While I agree that CRDTs could work here, what struck me is you comment about a “regular-old timestamp”. In distributed systems, this isn’t simple. In fact, Lamport Clocks are a specific solution to guaranteeing a consistent monotonically increasing clock such that one time is known to occur after the other. A single instance, or primary db, can provide this, but in distributed systems this is the primary problem. There is no “regular-old timestamp” in distributed systems.
Right. You can't guarantee clocks in a distributed system are synchronised, unless you control all the nodes. Lamport clocks don't use time, they work on causal order. This came after that, not this happened at a particular time.
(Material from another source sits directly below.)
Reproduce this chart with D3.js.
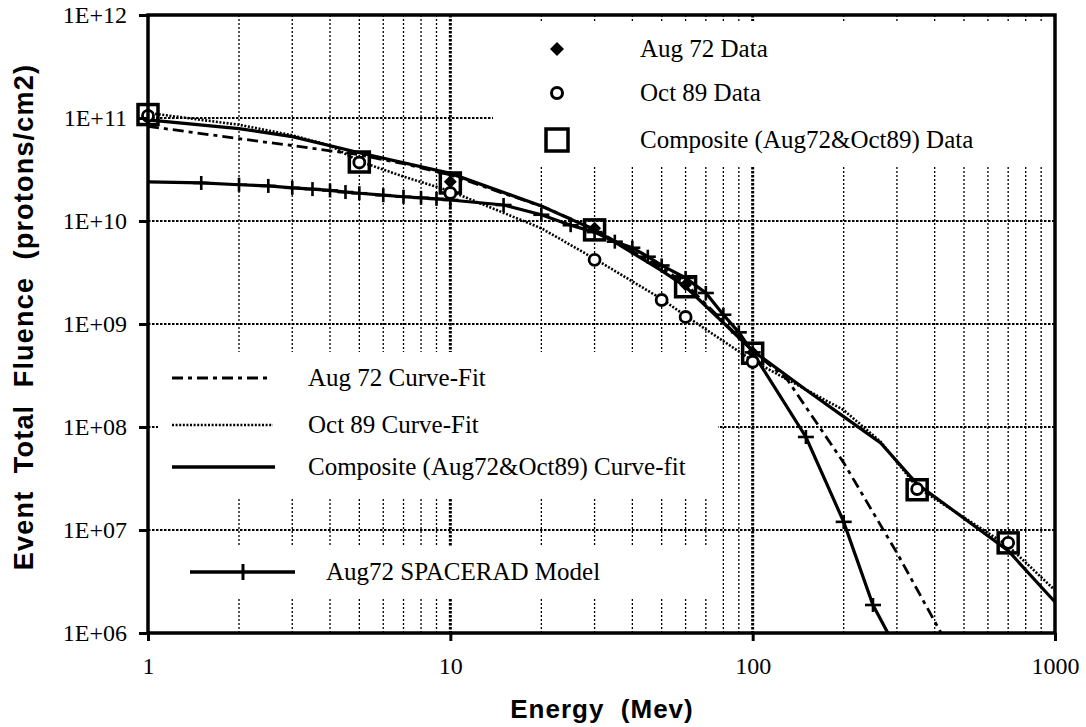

Definitely true. In this case, where nodes are browsers (so clocks can easily be synced to within a few seconds of one another) and changes are user settings (so they change less than once an hour), a last-write-wins register seems like a great choice for an atomic setting like a boolean.

For settings where we can more intelligently handle conflicts (e.g. sets), we don't need the timestamps, because we can take advantage of vector clocks instead.

The "back end wins on un-ordered messages" scheme is a kind of vector clock, I suspect.